-- Begin MATERIAL PROVIDED --

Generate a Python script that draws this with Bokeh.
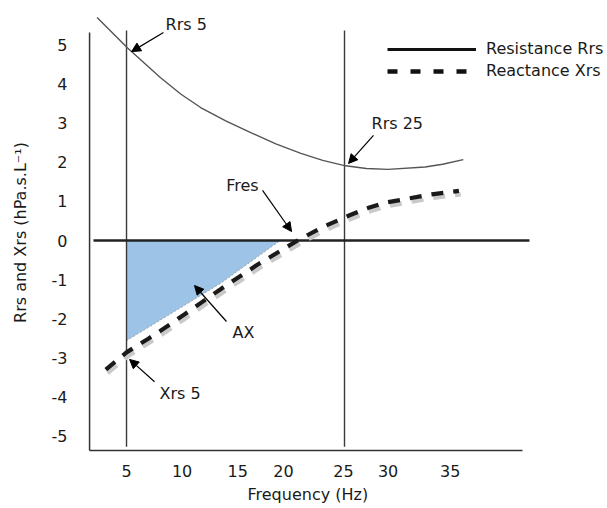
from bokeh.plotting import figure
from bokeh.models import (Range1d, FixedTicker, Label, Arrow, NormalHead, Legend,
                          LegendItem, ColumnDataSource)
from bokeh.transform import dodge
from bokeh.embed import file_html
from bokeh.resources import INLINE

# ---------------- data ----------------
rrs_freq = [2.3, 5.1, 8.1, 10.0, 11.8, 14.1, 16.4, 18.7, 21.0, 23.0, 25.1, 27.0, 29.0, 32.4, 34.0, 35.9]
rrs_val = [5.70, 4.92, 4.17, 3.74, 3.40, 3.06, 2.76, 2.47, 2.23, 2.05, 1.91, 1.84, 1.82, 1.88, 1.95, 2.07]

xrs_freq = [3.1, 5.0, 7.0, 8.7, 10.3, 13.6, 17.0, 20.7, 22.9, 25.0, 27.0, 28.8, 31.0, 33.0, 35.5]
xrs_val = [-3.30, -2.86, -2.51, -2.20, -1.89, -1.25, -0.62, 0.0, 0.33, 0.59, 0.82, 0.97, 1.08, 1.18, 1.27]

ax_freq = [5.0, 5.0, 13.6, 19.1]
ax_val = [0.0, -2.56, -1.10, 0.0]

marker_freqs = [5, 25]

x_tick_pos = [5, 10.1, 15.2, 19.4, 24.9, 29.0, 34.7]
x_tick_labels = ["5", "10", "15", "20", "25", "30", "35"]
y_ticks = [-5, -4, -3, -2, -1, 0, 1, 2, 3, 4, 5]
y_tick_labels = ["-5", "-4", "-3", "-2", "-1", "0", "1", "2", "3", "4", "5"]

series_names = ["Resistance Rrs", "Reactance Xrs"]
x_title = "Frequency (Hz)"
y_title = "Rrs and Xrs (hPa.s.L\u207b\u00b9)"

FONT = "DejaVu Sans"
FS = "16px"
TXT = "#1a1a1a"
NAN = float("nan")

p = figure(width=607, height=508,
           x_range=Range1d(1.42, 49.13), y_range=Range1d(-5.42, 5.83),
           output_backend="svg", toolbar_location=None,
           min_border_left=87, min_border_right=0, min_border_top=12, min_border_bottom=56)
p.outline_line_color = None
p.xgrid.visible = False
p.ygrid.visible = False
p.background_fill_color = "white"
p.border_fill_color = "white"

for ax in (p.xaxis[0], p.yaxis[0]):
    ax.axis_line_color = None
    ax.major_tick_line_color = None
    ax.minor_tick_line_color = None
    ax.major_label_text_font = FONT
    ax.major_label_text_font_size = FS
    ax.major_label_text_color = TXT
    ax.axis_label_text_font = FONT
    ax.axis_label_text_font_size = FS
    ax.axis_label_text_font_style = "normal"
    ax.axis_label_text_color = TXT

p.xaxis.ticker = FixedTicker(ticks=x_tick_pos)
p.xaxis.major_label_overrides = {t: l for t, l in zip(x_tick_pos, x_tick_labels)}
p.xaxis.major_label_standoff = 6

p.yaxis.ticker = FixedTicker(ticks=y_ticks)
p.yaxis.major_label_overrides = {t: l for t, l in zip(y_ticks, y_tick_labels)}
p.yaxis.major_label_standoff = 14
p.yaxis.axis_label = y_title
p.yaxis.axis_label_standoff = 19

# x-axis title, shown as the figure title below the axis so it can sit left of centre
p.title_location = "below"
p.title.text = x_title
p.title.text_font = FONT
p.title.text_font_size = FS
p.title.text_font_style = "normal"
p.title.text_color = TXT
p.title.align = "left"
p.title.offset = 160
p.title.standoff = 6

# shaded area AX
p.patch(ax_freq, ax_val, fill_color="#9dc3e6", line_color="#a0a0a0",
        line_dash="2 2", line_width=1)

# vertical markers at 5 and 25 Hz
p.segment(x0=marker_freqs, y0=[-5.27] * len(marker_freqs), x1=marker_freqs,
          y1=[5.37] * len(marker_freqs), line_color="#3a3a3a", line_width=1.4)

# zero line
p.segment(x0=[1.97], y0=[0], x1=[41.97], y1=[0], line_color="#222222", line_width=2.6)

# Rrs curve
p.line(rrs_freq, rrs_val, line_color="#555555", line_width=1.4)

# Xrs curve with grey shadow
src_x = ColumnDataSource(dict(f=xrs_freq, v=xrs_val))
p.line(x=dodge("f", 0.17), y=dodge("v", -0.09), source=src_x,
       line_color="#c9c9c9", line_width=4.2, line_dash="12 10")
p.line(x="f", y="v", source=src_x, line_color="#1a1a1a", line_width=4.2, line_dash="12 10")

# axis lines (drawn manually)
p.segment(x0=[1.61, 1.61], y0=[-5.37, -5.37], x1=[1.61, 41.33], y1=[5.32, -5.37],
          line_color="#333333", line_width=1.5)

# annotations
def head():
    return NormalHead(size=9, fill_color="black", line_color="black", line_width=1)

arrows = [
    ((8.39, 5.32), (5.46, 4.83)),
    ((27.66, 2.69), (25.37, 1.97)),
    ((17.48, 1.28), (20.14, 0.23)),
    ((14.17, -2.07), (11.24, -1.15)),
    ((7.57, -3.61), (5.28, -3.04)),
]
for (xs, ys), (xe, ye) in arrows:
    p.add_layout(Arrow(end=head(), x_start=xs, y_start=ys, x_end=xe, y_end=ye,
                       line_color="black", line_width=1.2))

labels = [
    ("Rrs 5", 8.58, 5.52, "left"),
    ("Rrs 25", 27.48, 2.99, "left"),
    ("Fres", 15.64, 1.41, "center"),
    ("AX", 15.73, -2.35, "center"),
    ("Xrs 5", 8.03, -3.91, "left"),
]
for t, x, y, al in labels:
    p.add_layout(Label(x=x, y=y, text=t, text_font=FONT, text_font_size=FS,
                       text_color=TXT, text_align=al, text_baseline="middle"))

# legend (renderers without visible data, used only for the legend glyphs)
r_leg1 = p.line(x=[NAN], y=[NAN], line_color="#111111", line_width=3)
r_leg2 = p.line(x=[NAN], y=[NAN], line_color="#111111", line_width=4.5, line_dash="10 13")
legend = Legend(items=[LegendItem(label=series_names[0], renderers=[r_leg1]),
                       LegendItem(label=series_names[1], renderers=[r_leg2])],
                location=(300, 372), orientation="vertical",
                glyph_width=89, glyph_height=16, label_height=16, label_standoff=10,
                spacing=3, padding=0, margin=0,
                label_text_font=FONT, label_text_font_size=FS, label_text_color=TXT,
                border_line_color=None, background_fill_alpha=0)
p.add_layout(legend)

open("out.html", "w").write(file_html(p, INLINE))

-- End MATERIAL PROVIDED --

**TO BE DONE**
Repeat the material above in full and exactly, apart from the pictures.

**OUTPUT OF THE EXERCISE**
Generate a Python script that draws this with Bokeh.
from bokeh.plotting import figure
from bokeh.models import (Range1d, FixedTicker, Label, Arrow, NormalHead, Legend,
                          LegendItem, ColumnDataSource)
from bokeh.transform import dodge
from bokeh.embed import file_html
from bokeh.resources import INLINE

# ---------------- data ----------------
rrs_freq = [2.3, 5.1, 8.1, 10.0, 11.8, 14.1, 16.4, 18.7, 21.0, 23.0, 25.1, 27.0, 29.0, 32.4, 34.0, 35.9]
rrs_val = [5.70, 4.92, 4.17, 3.74, 3.40, 3.06, 2.76, 2.47, 2.23, 2.05, 1.91, 1.84, 1.82, 1.88, 1.95, 2.07]

xrs_freq = [3.1, 5.0, 7.0, 8.7, 10.3, 13.6, 17.0, 20.7, 22.9, 25.0, 27.0, 28.8, 31.0, 33.0, 35.5]
xrs_val = [-3.30, -2.86, -2.51, -2.20, -1.89, -1.25, -0.62, 0.0, 0.33, 0.59, 0.82, 0.97, 1.08, 1.18, 1.27]

ax_freq = [5.0, 5.0, 13.6, 19.1]
ax_val = [0.0, -2.56, -1.10, 0.0]

marker_freqs = [5, 25]

x_tick_pos = [5, 10.1, 15.2, 19.4, 24.9, 29.0, 34.7]
x_tick_labels = ["5", "10", "15", "20", "25", "30", "35"]
y_ticks = [-5, -4, -3, -2, -1, 0, 1, 2, 3, 4, 5]
y_tick_labels = ["-5", "-4", "-3", "-2", "-1", "0", "1", "2", "3", "4", "5"]

series_names = ["Resistance Rrs", "Reactance Xrs"]
x_title = "Frequency (Hz)"
y_title = "Rrs and Xrs (hPa.s.L\u207b\u00b9)"

FONT = "DejaVu Sans"
FS = "16px"
TXT = "#1a1a1a"
NAN = float("nan")

p = figure(width=607, height=508,
           x_range=Range1d(1.42, 49.13), y_range=Range1d(-5.42, 5.83),
           output_backend="svg", toolbar_location=None,
           min_border_left=87, min_border_right=0, min_border_top=12, min_border_bottom=56)
p.outline_line_color = None
p.xgrid.visible = False
p.ygrid.visible = False
p.background_fill_color = "white"
p.border_fill_color = "white"

for ax in (p.xaxis[0], p.yaxis[0]):
    ax.axis_line_color = None
    ax.major_tick_line_color = None
    ax.minor_tick_line_color = None
    ax.major_label_text_font = FONT
    ax.major_label_text_font_size = FS
    ax.major_label_text_color = TXT
    ax.axis_label_text_font = FONT
    ax.axis_label_text_font_size = FS
    ax.axis_label_text_font_style = "normal"
    ax.axis_label_text_color = TXT

p.xaxis.ticker = FixedTicker(ticks=x_tick_pos)
p.xaxis.major_label_overrides = {t: l for t, l in zip(x_tick_pos, x_tick_labels)}
p.xaxis.major_label_standoff = 6

p.yaxis.ticker = FixedTicker(ticks=y_ticks)
p.yaxis.major_label_overrides = {t: l for t, l in zip(y_ticks, y_tick_labels)}
p.yaxis.major_label_standoff = 14
p.yaxis.axis_label = y_title
p.yaxis.axis_label_standoff = 19

# x-axis title, shown as the figure title below the axis so it can sit left of centre
p.title_location = "below"
p.title.text = x_title
p.title.text_font = FONT
p.title.text_font_size = FS
p.title.text_font_style = "normal"
p.title.text_color = TXT
p.title.align = "left"
p.title.offset = 160
p.title.standoff = 6

# shaded area AX
p.patch(ax_freq, ax_val, fill_color="#9dc3e6", line_color="#a0a0a0",
        line_dash="2 2", line_width=1)

# vertical markers at 5 and 25 Hz
p.segment(x0=marker_freqs, y0=[-5.27] * len(marker_freqs), x1=marker_freqs,
          y1=[5.37] * len(marker_freqs), line_color="#3a3a3a", line_width=1.4)

# zero line
p.segment(x0=[1.97], y0=[0], x1=[41.97], y1=[0], line_color="#222222", line_width=2.6)

# Rrs curve
p.line(rrs_freq, rrs_val, line_color="#555555", line_width=1.4)

# Xrs curve with grey shadow
src_x = ColumnDataSource(dict(f=xrs_freq, v=xrs_val))
p.line(x=dodge("f", 0.17), y=dodge("v", -0.09), source=src_x,
       line_color="#c9c9c9", line_width=4.2, line_dash="12 10")
p.line(x="f", y="v", source=src_x, line_color="#1a1a1a", line_width=4.2, line_dash="12 10")

# axis lines (drawn manually)
p.segment(x0=[1.61, 1.61], y0=[-5.37, -5.37], x1=[1.61, 41.33], y1=[5.32, -5.37],
          line_color="#333333", line_width=1.5)

# annotations
def head():
    return NormalHead(size=9, fill_color="black", line_color="black", line_width=1)

arrows = [
    ((8.39, 5.32), (5.46, 4.83)),
    ((27.66, 2.69), (25.37, 1.97)),
    ((17.48, 1.28), (20.14, 0.23)),
    ((14.17, -2.07), (11.24, -1.15)),
    ((7.57, -3.61), (5.28, -3.04)),
]
for (xs, ys), (xe, ye) in arrows:
    p.add_layout(Arrow(end=head(), x_start=xs, y_start=ys, x_end=xe, y_end=ye,
                       line_color="black", line_width=1.2))

labels = [
    ("Rrs 5", 8.58, 5.52, "left"),
    ("Rrs 25", 27.48, 2.99, "left"),
    ("Fres", 15.64, 1.41, "center"),
    ("AX", 15.73, -2.35, "center"),
    ("Xrs 5", 8.03, -3.91, "left"),
]
for t, x, y, al in labels:
    p.add_layout(Label(x=x, y=y, text=t, text_font=FONT, text_font_size=FS,
                       text_color=TXT, text_align=al, text_baseline="middle"))

# legend (renderers without visible data, used only for the legend glyphs)
r_leg1 = p.line(x=[NAN], y=[NAN], line_color="#111111", line_width=3)
r_leg2 = p.line(x=[NAN], y=[NAN], line_color="#111111", line_width=4.5, line_dash="10 13")
legend = Legend(items=[LegendItem(label=series_names[0], renderers=[r_leg1]),
                       LegendItem(label=series_names[1], renderers=[r_leg2])],
                location=(300, 372), orientation="vertical",
                glyph_width=89, glyph_height=16, label_height=16, label_standoff=10,
                spacing=3, padding=0, margin=0,
                label_text_font=FONT, label_text_font_size=FS, label_text_color=TXT,
                border_line_color=None, background_fill_alpha=0)
p.add_layout(legend)

open("out.html", "w").write(file_html(p, INLINE))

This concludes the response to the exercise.